▶ Supplied material
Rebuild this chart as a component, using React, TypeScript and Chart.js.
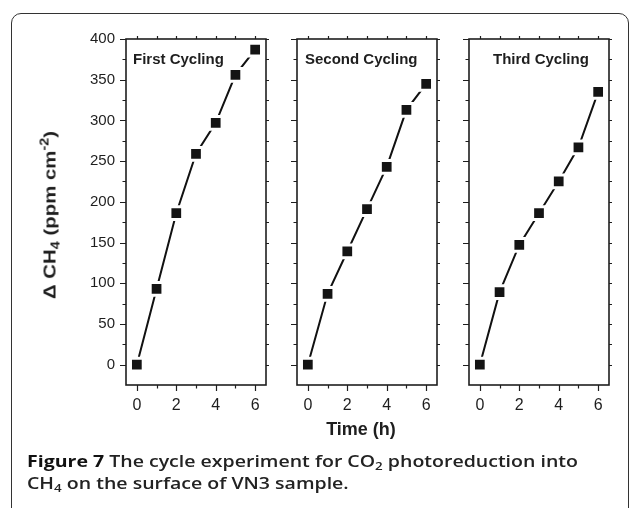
import React, { useEffect, useRef } from "react";
import { Chart, registerables } from "chart.js";

Chart.register(...registerables);

// ---- data ----
const timeHours = [0, 1, 2, 3, 4, 5, 6];
const firstCycling = [0, 93, 186, 259, 297, 356, 387];
const secondCycling = [0, 87, 139, 191, 243, 313, 345];
const thirdCycling = [0, 89, 147, 186, 225, 267, 335];
const panelTitles = ["First Cycling", "Second Cycling", "Third Cycling"];
const yTickValues = [0, 50, 100, 150, 200, 250, 300, 350, 400];
const xTickValues = [0, 2, 4, 6];
const yMinorStep = 25;
const xMinorStep = 1;

const seriesList = [firstCycling, secondCycling, thirdCycling];

// ---- layout ----
const W = 630;
const H = 508;
const PLOT_TOP = 39;
const PLOT_BOTTOM = 385;
const panelLefts = [126, 297, 469];
const panelRights = [266, 437, 609];
const titleLefts = [133, 305, 493];
const Y_AXIS_W = 70;
const X_AXIS_H = 30;
const FONT = "'Liberation Sans', Arial, Helvetica, sans-serif";
const INK = "#1e1e1e";

const frameTicks = {
  id: "frameTicks",
  afterDatasetsDraw(chart: any) {
    const { ctx, chartArea, scales } = chart;
    const { left, right, top, bottom } = chartArea;
    const xs = scales.x;
    const ys = scales.y;
    ctx.save();
    ctx.strokeStyle = INK;
    ctx.lineWidth = 1.6;
    ctx.strokeRect(left, top, right - left, bottom - top);
    ctx.lineWidth = 1.2;
    ctx.beginPath();
    const yMax = yTickValues[yTickValues.length - 1];
    for (let v = yTickValues[0]; v <= yMax; v += yMinorStep) {
      const py = Math.round(ys.getPixelForValue(v)) + 0.5;
      const major = yTickValues.includes(v);
      const len = major ? 6 : 3.5;
      ctx.moveTo(left, py);
      ctx.lineTo(left - len, py);
      ctx.moveTo(right, py);
      ctx.lineTo(right + 3, py);
    }
    const xMax = xTickValues[xTickValues.length - 1];
    for (let v = xTickValues[0]; v <= xMax; v += xMinorStep) {
      const px = Math.round(xs.getPixelForValue(v)) + 0.5;
      const major = xTickValues.includes(v);
      const len = major ? 6 : 3.5;
      ctx.moveTo(px, bottom);
      ctx.lineTo(px, bottom + len);
      ctx.moveTo(px, top);
      ctx.lineTo(px, top - 3);
    }
    ctx.stroke();
    ctx.restore();
  },
};

function Panel({ index }: { index: number }) {
  const ref = useRef<HTMLCanvasElement>(null);
  useEffect(() => {
    const canvas = ref.current!;
    const values = seriesList[index];
    const showY = index === 0;
    const chart = new Chart(canvas, {
      type: "line",
      data: {
        datasets: [
          {
            data: timeHours.map((t, j) => ({ x: t, y: values[j] })),
            borderColor: "#111",
            borderWidth: 2,
            pointStyle: "rect",
            pointRadius: 9,
            pointBackgroundColor: "#141414",
            pointBorderColor: "#ffffff",
            pointBorderWidth: 3,
            tension: 0,
          },
        ],
      },
      options: {
        responsive: false,
        animation: false,
        devicePixelRatio: 1,
        layout: {
          padding: {
            left: panelLefts[index] - Y_AXIS_W,
            right: W - panelRights[index],
            top: PLOT_TOP,
            bottom: H - PLOT_BOTTOM - X_AXIS_H,
          },
        },
        plugins: {
          legend: { display: false },
          tooltip: { enabled: false },
          title: { display: false },
        },
        scales: {
          x: {
            type: "linear",
            position: "bottom",
            min: -0.55,
            max: 6.55,
            grid: { display: false, drawTicks: false },
            border: { display: false },
            afterBuildTicks: (scale: any) => {
              scale.ticks = xTickValues.map((v) => ({ value: v }));
            },
            afterFit: (scale: any) => {
              scale.height = X_AXIS_H;
            },
            ticks: {
              padding: 11,
              color: INK,
              font: { family: FONT, size: 16 },
              maxRotation: 0,
              autoSkip: false,
            },
          },
          y: {
            type: "linear",
            position: "left",
            min: -25,
            max: 400,
            grid: { display: false, drawTicks: false },
            border: { display: false },
            afterBuildTicks: (scale: any) => {
              scale.ticks = yTickValues.map((v) => ({ value: v }));
            },
            afterFit: (scale: any) => {
              scale.width = Y_AXIS_W;
            },
            ticks: {
              display: showY,
              padding: 11,
              color: INK,
              font: { family: FONT, size: 15 },
              autoSkip: false,
            },
          },
        },
      },
      plugins: [frameTicks],
    } as any);
    return () => chart.destroy();
  }, [index]);
  return (
    <canvas
      ref={ref}
      width={W}
      height={H}
      style={{ position: "absolute", left: 0, top: 0, width: W, height: H }}
    />
  );
}

export default function App() {
  const bold = { fontFamily: FONT, fontWeight: 700, color: INK } as const;
  return (
    <div
      style={{
        position: "absolute",
        left: 0,
        top: 0,
        width: W,
        height: H,
        background: "#fff",
        overflow: "hidden",
      }}
    >
      <div
        style={{
          position: "absolute",
          left: 11,
          top: 13,
          width: 618,
          height: 540,
          border: "1.6px solid #333",
          borderRadius: 10,
          boxSizing: "border-box",
        }}
      />
      {[0, 1, 2].map((i) => (
        <Panel key={i} index={i} />
      ))}
      {panelTitles.map((t, i) => (
        <div
          key={t}
          style={{
            ...bold,
            position: "absolute",
            left: titleLefts[i],
            top: 50.5,
            fontSize: 15,
            lineHeight: "15px",
            whiteSpace: "nowrap",
          }}
        >
          {t}
        </div>
      ))}
      <div
        style={{
          ...bold,
          position: "absolute",
          left: 51,
          top: 215,
          fontSize: 17,
          lineHeight: "17px",
          whiteSpace: "nowrap",
          transform: "translate(-50%, -50%) rotate(-90deg) scaleX(1.2)",
        }}
      >
        Δ CH
        <span style={{ fontSize: 12, position: "relative", top: 4 }}>4</span>
        {" (ppm cm"}
        <span style={{ fontSize: 12, position: "relative", top: -7 }}>-2</span>
        {")"}
      </div>
      <div
        style={{
          ...bold,
          position: "absolute",
          left: 361,
          top: 429,
          fontSize: 18,
          lineHeight: "18px",
          whiteSpace: "nowrap",
          transform: "translate(-50%, -50%)",
        }}
      >
        Time (h)
      </div>
      <div
        style={{
          position: "absolute",
          left: 27,
          top: 451,
          fontFamily: "'Open Sans', 'Noto Sans', sans-serif",
          fontWeight: 600,
          fontSize: 16,
          lineHeight: "20px",
          color: "#222",
          whiteSpace: "nowrap",
          transform: "scaleX(1.22)",
          transformOrigin: "left top",
        }}
      >
        <div>
          <span style={{ fontWeight: 700, color: "#111" }}>Figure 7</span> The
          cycle experiment for CO
          <span style={{ fontSize: 11, position: "relative", top: 3 }}>2</span>{" "}
          photoreduction into
        </div>
        <div>
          CH
          <span style={{ fontSize: 11, position: "relative", top: 3 }}>4</span>{" "}
          on the surface of VN3 sample.
        </div>
      </div>
    </div>
  );
}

▶ Do this
Take the listing above and print it exactly, apart from the pictures.

▶ Output for this task
Rebuild this chart as a component, using React, TypeScript and Chart.js.
import React, { useEffect, useRef } from "react";
import { Chart, registerables } from "chart.js";

Chart.register(...registerables);

// ---- data ----
const timeHours = [0, 1, 2, 3, 4, 5, 6];
const firstCycling = [0, 93, 186, 259, 297, 356, 387];
const secondCycling = [0, 87, 139, 191, 243, 313, 345];
const thirdCycling = [0, 89, 147, 186, 225, 267, 335];
const panelTitles = ["First Cycling", "Second Cycling", "Third Cycling"];
const yTickValues = [0, 50, 100, 150, 200, 250, 300, 350, 400];
const xTickValues = [0, 2, 4, 6];
const yMinorStep = 25;
const xMinorStep = 1;

const seriesList = [firstCycling, secondCycling, thirdCycling];

// ---- layout ----
const W = 630;
const H = 508;
const PLOT_TOP = 39;
const PLOT_BOTTOM = 385;
const panelLefts = [126, 297, 469];
const panelRights = [266, 437, 609];
const titleLefts = [133, 305, 493];
const Y_AXIS_W = 70;
const X_AXIS_H = 30;
const FONT = "'Liberation Sans', Arial, Helvetica, sans-serif";
const INK = "#1e1e1e";

const frameTicks = {
  id: "frameTicks",
  afterDatasetsDraw(chart: any) {
    const { ctx, chartArea, scales } = chart;
    const { left, right, top, bottom } = chartArea;
    const xs = scales.x;
    const ys = scales.y;
    ctx.save();
    ctx.strokeStyle = INK;
    ctx.lineWidth = 1.6;
    ctx.strokeRect(left, top, right - left, bottom - top);
    ctx.lineWidth = 1.2;
    ctx.beginPath();
    const yMax = yTickValues[yTickValues.length - 1];
    for (let v = yTickValues[0]; v <= yMax; v += yMinorStep) {
      const py = Math.round(ys.getPixelForValue(v)) + 0.5;
      const major = yTickValues.includes(v);
      const len = major ? 6 : 3.5;
      ctx.moveTo(left, py);
      ctx.lineTo(left - len, py);
      ctx.moveTo(right, py);
      ctx.lineTo(right + 3, py);
    }
    const xMax = xTickValues[xTickValues.length - 1];
    for (let v = xTickValues[0]; v <= xMax; v += xMinorStep) {
      const px = Math.round(xs.getPixelForValue(v)) + 0.5;
      const major = xTickValues.includes(v);
      const len = major ? 6 : 3.5;
      ctx.moveTo(px, bottom);
      ctx.lineTo(px, bottom + len);
      ctx.moveTo(px, top);
      ctx.lineTo(px, top - 3);
    }
    ctx.stroke();
    ctx.restore();
  },
};

function Panel({ index }: { index: number }) {
  const ref = useRef<HTMLCanvasElement>(null);
  useEffect(() => {
    const canvas = ref.current!;
    const values = seriesList[index];
    const showY = index === 0;
    const chart = new Chart(canvas, {
      type: "line",
      data: {
        datasets: [
          {
            data: timeHours.map((t, j) => ({ x: t, y: values[j] })),
            borderColor: "#111",
            borderWidth: 2,
            pointStyle: "rect",
            pointRadius: 9,
            pointBackgroundColor: "#141414",
            pointBorderColor: "#ffffff",
            pointBorderWidth: 3,
            tension: 0,
          },
        ],
      },
      options: {
        responsive: false,
        animation: false,
        devicePixelRatio: 1,
        layout: {
          padding: {
            left: panelLefts[index] - Y_AXIS_W,
            right: W - panelRights[index],
            top: PLOT_TOP,
            bottom: H - PLOT_BOTTOM - X_AXIS_H,
          },
        },
        plugins: {
          legend: { display: false },
          tooltip: { enabled: false },
          title: { display: false },
        },
        scales: {
          x: {
            type: "linear",
            position: "bottom",
            min: -0.55,
            max: 6.55,
            grid: { display: false, drawTicks: false },
            border: { display: false },
            afterBuildTicks: (scale: any) => {
              scale.ticks = xTickValues.map((v) => ({ value: v }));
            },
            afterFit: (scale: any) => {
              scale.height = X_AXIS_H;
            },
            ticks: {
              padding: 11,
              color: INK,
              font: { family: FONT, size: 16 },
              maxRotation: 0,
              autoSkip: false,
            },
          },
          y: {
            type: "linear",
            position: "left",
            min: -25,
            max: 400,
            grid: { display: false, drawTicks: false },
            border: { display: false },
            afterBuildTicks: (scale: any) => {
              scale.ticks = yTickValues.map((v) => ({ value: v }));
            },
            afterFit: (scale: any) => {
              scale.width = Y_AXIS_W;
            },
            ticks: {
              display: showY,
              padding: 11,
              color: INK,
              font: { family: FONT, size: 15 },
              autoSkip: false,
            },
          },
        },
      },
      plugins: [frameTicks],
    } as any);
    return () => chart.destroy();
  }, [index]);
  return (
    <canvas
      ref={ref}
      width={W}
      height={H}
      style={{ position: "absolute", left: 0, top: 0, width: W, height: H }}
    />
  );
}

export default function App() {
  const bold = { fontFamily: FONT, fontWeight: 700, color: INK } as const;
  return (
    <div
      style={{
        position: "absolute",
        left: 0,
        top: 0,
        width: W,
        height: H,
        background: "#fff",
        overflow: "hidden",
      }}
    >
      <div
        style={{
          position: "absolute",
          left: 11,
          top: 13,
          width: 618,
          height: 540,
          border: "1.6px solid #333",
          borderRadius: 10,
          boxSizing: "border-box",
        }}
      />
      {[0, 1, 2].map((i) => (
        <Panel key={i} index={i} />
      ))}
      {panelTitles.map((t, i) => (
        <div
          key={t}
          style={{
            ...bold,
            position: "absolute",
            left: titleLefts[i],
            top: 50.5,
            fontSize: 15,
            lineHeight: "15px",
            whiteSpace: "nowrap",
          }}
        >
          {t}
        </div>
      ))}
      <div
        style={{
          ...bold,
          position: "absolute",
          left: 51,
          top: 215,
          fontSize: 17,
          lineHeight: "17px",
          whiteSpace: "nowrap",
          transform: "translate(-50%, -50%) rotate(-90deg) scaleX(1.2)",
        }}
      >
        Δ CH
        <span style={{ fontSize: 12, position: "relative", top: 4 }}>4</span>
        {" (ppm cm"}
        <span style={{ fontSize: 12, position: "relative", top: -7 }}>-2</span>
        {")"}
      </div>
      <div
        style={{
          ...bold,
          position: "absolute",
          left: 361,
          top: 429,
          fontSize: 18,
          lineHeight: "18px",
          whiteSpace: "nowrap",
          transform: "translate(-50%, -50%)",
        }}
      >
        Time (h)
      </div>
      <div
        style={{
          position: "absolute",
          left: 27,
          top: 451,
          fontFamily: "'Open Sans', 'Noto Sans', sans-serif",
          fontWeight: 600,
          fontSize: 16,
          lineHeight: "20px",
          color: "#222",
          whiteSpace: "nowrap",
          transform: "scaleX(1.22)",
          transformOrigin: "left top",
        }}
      >
        <div>
          <span style={{ fontWeight: 700, color: "#111" }}>Figure 7</span> The
          cycle experiment for CO
          <span style={{ fontSize: 11, position: "relative", top: 3 }}>2</span>{" "}
          photoreduction into
        </div>
        <div>
          CH
          <span style={{ fontSize: 11, position: "relative", top: 3 }}>4</span>{" "}
          on the surface of VN3 sample.
        </div>
      </div>
    </div>
  );
}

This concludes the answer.